EXERCISE INSTRUCTIONS: Return exactly, please, the lines that run from the line with "Rebuild this chart" to the line with "const yTicks = [0, 5, 10, 15, 20];", ends included, and omit all pictures.

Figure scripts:
● ● ●

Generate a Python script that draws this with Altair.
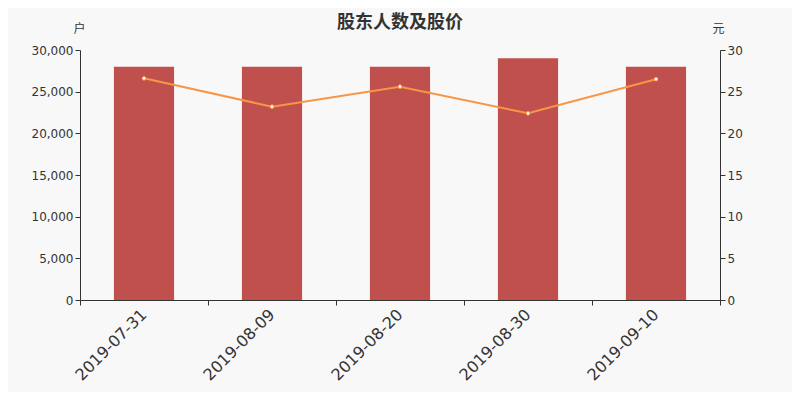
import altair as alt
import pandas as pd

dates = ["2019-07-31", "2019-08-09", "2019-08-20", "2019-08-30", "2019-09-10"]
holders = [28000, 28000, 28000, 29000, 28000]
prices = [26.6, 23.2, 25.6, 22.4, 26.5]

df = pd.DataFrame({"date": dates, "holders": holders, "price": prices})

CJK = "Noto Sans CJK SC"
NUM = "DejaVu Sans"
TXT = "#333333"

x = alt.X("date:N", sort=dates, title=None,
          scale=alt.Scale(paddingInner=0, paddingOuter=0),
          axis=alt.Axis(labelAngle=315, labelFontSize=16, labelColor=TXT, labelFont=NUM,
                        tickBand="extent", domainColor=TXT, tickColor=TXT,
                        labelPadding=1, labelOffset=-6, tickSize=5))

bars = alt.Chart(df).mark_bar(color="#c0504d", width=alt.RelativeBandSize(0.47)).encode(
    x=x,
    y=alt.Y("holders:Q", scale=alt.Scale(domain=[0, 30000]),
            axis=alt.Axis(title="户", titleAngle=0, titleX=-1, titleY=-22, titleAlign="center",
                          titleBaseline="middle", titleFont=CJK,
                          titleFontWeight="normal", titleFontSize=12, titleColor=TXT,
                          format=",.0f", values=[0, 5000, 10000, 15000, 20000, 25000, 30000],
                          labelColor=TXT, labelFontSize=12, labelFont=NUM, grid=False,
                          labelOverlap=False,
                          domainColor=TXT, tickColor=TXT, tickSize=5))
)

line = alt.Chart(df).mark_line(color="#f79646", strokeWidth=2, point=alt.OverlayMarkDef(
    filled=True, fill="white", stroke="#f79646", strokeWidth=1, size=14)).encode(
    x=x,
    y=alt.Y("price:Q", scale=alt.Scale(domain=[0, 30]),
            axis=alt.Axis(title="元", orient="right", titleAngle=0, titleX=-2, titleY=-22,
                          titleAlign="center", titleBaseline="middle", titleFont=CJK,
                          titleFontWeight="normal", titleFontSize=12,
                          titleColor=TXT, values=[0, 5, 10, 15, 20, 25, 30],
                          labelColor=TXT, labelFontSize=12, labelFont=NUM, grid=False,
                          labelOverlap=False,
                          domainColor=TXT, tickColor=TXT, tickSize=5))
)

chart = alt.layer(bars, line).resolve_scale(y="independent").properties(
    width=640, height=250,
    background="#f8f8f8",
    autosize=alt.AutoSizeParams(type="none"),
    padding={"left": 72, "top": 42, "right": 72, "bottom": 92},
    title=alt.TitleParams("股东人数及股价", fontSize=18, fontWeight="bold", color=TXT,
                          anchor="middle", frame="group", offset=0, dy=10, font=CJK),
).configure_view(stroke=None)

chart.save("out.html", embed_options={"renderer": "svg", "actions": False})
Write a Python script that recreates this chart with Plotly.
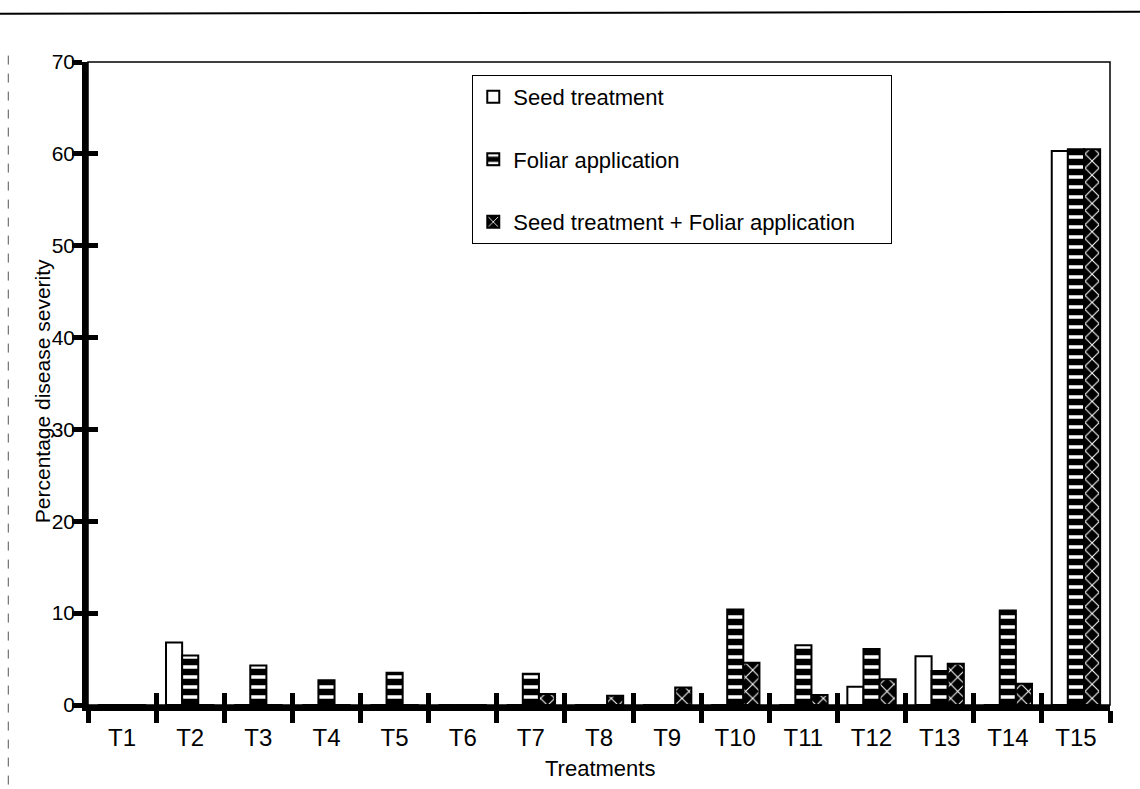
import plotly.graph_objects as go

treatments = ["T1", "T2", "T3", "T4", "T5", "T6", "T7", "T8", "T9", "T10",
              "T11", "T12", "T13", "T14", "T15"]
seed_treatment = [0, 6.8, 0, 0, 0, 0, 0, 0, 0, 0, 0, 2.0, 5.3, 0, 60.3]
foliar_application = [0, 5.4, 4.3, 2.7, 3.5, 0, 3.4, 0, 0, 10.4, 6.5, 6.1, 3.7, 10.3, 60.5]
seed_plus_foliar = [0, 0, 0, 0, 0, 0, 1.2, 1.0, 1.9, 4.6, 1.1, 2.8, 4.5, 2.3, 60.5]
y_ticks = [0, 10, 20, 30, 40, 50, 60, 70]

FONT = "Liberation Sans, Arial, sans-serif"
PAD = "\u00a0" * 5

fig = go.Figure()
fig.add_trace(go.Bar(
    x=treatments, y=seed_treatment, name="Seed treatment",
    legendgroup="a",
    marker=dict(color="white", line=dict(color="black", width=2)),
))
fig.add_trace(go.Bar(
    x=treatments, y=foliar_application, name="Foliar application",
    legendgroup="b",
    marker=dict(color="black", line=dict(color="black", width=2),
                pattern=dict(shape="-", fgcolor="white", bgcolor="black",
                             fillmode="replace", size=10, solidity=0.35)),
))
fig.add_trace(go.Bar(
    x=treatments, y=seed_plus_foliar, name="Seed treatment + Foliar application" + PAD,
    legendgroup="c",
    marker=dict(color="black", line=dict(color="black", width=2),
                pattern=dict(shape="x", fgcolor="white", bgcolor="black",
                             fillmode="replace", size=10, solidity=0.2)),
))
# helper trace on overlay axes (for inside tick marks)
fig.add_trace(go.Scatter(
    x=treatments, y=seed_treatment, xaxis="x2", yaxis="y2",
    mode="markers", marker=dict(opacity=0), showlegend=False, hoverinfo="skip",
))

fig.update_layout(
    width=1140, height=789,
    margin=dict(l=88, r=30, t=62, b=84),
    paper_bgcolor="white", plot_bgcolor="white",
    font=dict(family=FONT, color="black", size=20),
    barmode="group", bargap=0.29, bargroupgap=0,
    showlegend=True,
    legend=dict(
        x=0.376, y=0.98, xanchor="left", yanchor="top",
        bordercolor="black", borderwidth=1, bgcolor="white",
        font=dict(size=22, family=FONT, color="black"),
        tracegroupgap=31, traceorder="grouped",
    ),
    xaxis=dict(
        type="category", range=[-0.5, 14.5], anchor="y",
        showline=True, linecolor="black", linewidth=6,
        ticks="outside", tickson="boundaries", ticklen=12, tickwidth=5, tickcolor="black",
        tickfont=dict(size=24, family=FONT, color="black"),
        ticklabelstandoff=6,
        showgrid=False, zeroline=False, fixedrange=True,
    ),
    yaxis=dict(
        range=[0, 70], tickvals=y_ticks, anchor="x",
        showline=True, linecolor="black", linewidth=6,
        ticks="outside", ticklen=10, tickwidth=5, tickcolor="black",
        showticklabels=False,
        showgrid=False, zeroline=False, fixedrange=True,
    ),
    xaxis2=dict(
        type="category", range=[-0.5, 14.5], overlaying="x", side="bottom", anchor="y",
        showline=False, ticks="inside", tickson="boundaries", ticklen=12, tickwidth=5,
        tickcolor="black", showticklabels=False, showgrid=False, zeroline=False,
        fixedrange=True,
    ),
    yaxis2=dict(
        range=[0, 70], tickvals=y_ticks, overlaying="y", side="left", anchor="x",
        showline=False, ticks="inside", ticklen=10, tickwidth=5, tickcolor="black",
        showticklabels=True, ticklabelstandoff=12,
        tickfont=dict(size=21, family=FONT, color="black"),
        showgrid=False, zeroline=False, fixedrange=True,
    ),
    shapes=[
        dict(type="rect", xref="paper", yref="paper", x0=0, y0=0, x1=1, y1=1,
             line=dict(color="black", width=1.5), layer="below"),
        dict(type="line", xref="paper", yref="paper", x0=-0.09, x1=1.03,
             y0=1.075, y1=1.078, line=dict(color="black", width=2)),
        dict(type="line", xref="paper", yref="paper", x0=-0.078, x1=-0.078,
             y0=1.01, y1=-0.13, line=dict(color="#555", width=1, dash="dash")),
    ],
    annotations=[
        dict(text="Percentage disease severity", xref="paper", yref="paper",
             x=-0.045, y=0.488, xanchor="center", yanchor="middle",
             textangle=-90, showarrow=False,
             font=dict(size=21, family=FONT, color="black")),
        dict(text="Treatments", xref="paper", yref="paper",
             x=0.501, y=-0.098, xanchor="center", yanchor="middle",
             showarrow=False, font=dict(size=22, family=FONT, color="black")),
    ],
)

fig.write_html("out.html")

● ● ●

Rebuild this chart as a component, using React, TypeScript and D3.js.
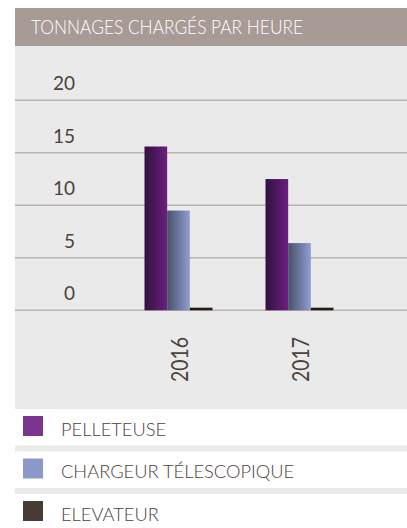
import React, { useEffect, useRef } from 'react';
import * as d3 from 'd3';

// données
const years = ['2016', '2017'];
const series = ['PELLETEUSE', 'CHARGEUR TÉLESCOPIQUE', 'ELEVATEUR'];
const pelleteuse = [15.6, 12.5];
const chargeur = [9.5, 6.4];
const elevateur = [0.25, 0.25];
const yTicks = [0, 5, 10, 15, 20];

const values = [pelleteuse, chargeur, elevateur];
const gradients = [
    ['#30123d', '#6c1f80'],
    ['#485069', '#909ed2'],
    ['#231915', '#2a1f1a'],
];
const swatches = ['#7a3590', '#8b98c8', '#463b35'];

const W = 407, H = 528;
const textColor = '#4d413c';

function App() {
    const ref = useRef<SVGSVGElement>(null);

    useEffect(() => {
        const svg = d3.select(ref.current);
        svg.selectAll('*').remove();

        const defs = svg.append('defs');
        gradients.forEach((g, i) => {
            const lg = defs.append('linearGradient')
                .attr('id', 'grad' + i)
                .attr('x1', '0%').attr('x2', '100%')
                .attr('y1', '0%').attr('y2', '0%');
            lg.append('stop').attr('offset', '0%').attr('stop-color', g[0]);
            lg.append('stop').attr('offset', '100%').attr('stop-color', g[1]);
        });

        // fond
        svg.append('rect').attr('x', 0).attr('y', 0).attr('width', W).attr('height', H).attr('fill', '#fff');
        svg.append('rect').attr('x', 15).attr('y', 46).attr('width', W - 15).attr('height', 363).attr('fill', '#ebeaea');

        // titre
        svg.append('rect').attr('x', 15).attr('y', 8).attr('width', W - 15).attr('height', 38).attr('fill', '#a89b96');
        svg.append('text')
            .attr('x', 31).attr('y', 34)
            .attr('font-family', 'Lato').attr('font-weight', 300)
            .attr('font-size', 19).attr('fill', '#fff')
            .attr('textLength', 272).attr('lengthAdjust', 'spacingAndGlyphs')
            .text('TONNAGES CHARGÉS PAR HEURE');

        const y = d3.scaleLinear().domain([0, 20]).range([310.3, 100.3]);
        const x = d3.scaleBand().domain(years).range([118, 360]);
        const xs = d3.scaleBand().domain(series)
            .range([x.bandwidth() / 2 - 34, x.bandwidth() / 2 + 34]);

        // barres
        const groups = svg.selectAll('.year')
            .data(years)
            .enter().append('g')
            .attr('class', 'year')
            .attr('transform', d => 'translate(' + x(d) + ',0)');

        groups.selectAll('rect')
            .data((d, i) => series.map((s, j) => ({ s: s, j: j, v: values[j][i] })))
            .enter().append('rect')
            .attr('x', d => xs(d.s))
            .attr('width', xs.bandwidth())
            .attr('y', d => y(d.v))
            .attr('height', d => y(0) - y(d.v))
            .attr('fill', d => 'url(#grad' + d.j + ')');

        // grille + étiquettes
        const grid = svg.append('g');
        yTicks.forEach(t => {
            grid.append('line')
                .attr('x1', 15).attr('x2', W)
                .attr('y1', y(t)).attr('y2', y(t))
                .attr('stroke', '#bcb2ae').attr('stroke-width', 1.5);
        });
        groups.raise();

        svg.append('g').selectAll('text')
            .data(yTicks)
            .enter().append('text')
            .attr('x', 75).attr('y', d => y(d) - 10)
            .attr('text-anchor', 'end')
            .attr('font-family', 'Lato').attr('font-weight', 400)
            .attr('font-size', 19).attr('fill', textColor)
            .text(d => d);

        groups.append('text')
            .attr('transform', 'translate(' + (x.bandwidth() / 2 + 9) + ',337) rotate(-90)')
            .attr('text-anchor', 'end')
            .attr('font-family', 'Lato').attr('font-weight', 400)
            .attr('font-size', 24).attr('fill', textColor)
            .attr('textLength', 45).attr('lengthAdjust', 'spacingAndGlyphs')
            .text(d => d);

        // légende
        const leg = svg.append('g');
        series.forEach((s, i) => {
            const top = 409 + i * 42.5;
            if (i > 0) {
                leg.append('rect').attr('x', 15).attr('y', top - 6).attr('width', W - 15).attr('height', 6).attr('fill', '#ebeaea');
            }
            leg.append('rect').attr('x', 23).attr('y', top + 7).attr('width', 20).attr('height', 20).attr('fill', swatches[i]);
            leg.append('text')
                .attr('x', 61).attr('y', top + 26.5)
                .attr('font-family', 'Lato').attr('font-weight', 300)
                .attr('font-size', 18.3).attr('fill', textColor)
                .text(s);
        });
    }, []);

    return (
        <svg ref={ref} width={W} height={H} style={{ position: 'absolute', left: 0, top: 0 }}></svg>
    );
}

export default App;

● ● ●

EXPECTED ANSWER:
Rebuild this chart as a component, using React, TypeScript and D3.js.
import React, { useEffect, useRef } from 'react';
import * as d3 from 'd3';

// données
const years = ['2016', '2017'];
const series = ['PELLETEUSE', 'CHARGEUR TÉLESCOPIQUE', 'ELEVATEUR'];
const pelleteuse = [15.6, 12.5];
const chargeur = [9.5, 6.4];
const elevateur = [0.25, 0.25];
const yTicks = [0, 5, 10, 15, 20];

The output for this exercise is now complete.